[OBJECTIVE] Repeat the listing exactly as given, omitting every image.

[RECORDED DATA]
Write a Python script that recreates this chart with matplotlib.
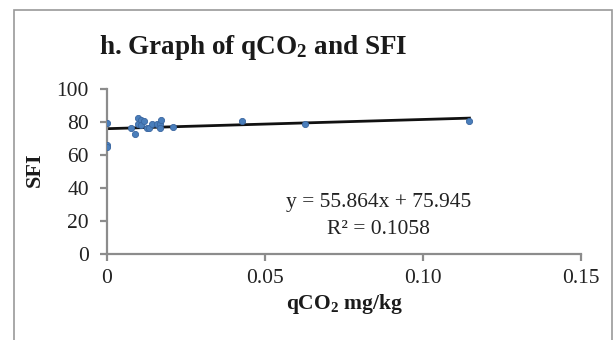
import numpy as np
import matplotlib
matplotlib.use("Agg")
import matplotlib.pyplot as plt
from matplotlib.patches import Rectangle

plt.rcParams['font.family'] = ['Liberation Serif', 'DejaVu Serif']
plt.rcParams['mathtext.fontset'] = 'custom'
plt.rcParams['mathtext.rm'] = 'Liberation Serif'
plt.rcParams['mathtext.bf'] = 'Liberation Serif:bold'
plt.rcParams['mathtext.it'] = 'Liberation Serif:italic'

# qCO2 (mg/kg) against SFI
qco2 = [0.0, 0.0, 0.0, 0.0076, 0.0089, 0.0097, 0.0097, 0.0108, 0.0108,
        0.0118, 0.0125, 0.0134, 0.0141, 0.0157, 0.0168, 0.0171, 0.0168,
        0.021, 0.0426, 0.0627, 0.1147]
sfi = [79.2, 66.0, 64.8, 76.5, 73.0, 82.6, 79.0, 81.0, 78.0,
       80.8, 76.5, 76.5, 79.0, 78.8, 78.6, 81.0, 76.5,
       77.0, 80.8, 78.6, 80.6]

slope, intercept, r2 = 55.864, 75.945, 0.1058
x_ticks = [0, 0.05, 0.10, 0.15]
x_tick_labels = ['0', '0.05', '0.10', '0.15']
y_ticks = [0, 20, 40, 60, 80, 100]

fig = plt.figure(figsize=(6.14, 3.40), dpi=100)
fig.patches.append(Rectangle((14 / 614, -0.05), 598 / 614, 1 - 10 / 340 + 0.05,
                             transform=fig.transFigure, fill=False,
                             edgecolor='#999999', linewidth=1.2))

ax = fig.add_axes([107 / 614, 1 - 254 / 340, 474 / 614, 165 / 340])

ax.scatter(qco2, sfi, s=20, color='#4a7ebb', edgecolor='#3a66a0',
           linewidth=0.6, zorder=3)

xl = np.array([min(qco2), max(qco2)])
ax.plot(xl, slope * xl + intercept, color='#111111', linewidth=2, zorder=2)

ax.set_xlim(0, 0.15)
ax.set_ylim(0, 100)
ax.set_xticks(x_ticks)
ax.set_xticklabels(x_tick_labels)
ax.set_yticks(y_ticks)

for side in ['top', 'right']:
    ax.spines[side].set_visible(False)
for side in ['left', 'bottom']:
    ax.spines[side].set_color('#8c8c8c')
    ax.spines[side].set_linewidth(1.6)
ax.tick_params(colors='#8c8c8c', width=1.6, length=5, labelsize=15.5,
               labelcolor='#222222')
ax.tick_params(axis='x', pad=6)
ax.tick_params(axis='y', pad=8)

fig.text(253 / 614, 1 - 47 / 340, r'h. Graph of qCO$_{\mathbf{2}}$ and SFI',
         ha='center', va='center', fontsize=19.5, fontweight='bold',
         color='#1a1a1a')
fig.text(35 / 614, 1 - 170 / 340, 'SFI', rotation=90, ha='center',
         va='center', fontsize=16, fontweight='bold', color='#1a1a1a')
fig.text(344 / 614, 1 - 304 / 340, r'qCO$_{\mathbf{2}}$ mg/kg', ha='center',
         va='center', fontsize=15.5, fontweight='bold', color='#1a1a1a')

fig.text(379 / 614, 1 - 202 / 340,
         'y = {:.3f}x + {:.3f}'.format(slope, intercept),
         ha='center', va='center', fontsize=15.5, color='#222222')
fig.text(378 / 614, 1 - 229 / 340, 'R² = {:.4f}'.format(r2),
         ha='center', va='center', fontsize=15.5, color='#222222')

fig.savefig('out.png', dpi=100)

[WRITTEN ANSWER]
Write a Python script that recreates this chart with matplotlib.
import numpy as np
import matplotlib
matplotlib.use("Agg")
import matplotlib.pyplot as plt
from matplotlib.patches import Rectangle

plt.rcParams['font.family'] = ['Liberation Serif', 'DejaVu Serif']
plt.rcParams['mathtext.fontset'] = 'custom'
plt.rcParams['mathtext.rm'] = 'Liberation Serif'
plt.rcParams['mathtext.bf'] = 'Liberation Serif:bold'
plt.rcParams['mathtext.it'] = 'Liberation Serif:italic'

# qCO2 (mg/kg) against SFI
qco2 = [0.0, 0.0, 0.0, 0.0076, 0.0089, 0.0097, 0.0097, 0.0108, 0.0108,
        0.0118, 0.0125, 0.0134, 0.0141, 0.0157, 0.0168, 0.0171, 0.0168,
        0.021, 0.0426, 0.0627, 0.1147]
sfi = [79.2, 66.0, 64.8, 76.5, 73.0, 82.6, 79.0, 81.0, 78.0,
       80.8, 76.5, 76.5, 79.0, 78.8, 78.6, 81.0, 76.5,
       77.0, 80.8, 78.6, 80.6]

slope, intercept, r2 = 55.864, 75.945, 0.1058
x_ticks = [0, 0.05, 0.10, 0.15]
x_tick_labels = ['0', '0.05', '0.10', '0.15']
y_ticks = [0, 20, 40, 60, 80, 100]

fig = plt.figure(figsize=(6.14, 3.40), dpi=100)
fig.patches.append(Rectangle((14 / 614, -0.05), 598 / 614, 1 - 10 / 340 + 0.05,
                             transform=fig.transFigure, fill=False,
                             edgecolor='#999999', linewidth=1.2))

ax = fig.add_axes([107 / 614, 1 - 254 / 340, 474 / 614, 165 / 340])

ax.scatter(qco2, sfi, s=20, color='#4a7ebb', edgecolor='#3a66a0',
           linewidth=0.6, zorder=3)

xl = np.array([min(qco2), max(qco2)])
ax.plot(xl, slope * xl + intercept, color='#111111', linewidth=2, zorder=2)

ax.set_xlim(0, 0.15)
ax.set_ylim(0, 100)
ax.set_xticks(x_ticks)
ax.set_xticklabels(x_tick_labels)
ax.set_yticks(y_ticks)

for side in ['top', 'right']:
    ax.spines[side].set_visible(False)
for side in ['left', 'bottom']:
    ax.spines[side].set_color('#8c8c8c')
    ax.spines[side].set_linewidth(1.6)
ax.tick_params(colors='#8c8c8c', width=1.6, length=5, labelsize=15.5,
               labelcolor='#222222')
ax.tick_params(axis='x', pad=6)
ax.tick_params(axis='y', pad=8)

fig.text(253 / 614, 1 - 47 / 340, r'h. Graph of qCO$_{\mathbf{2}}$ and SFI',
         ha='center', va='center', fontsize=19.5, fontweight='bold',
         color='#1a1a1a')
fig.text(35 / 614, 1 - 170 / 340, 'SFI', rotation=90, ha='center',
         va='center', fontsize=16, fontweight='bold', color='#1a1a1a')
fig.text(344 / 614, 1 - 304 / 340, r'qCO$_{\mathbf{2}}$ mg/kg', ha='center',
         va='center', fontsize=15.5, fontweight='bold', color='#1a1a1a')

fig.text(379 / 614, 1 - 202 / 340,
         'y = {:.3f}x + {:.3f}'.format(slope, intercept),
         ha='center', va='center', fontsize=15.5, color='#222222')
fig.text(378 / 614, 1 - 229 / 340, 'R² = {:.4f}'.format(r2),
         ha='center', va='center', fontsize=15.5, color='#222222')

fig.savefig('out.png', dpi=100)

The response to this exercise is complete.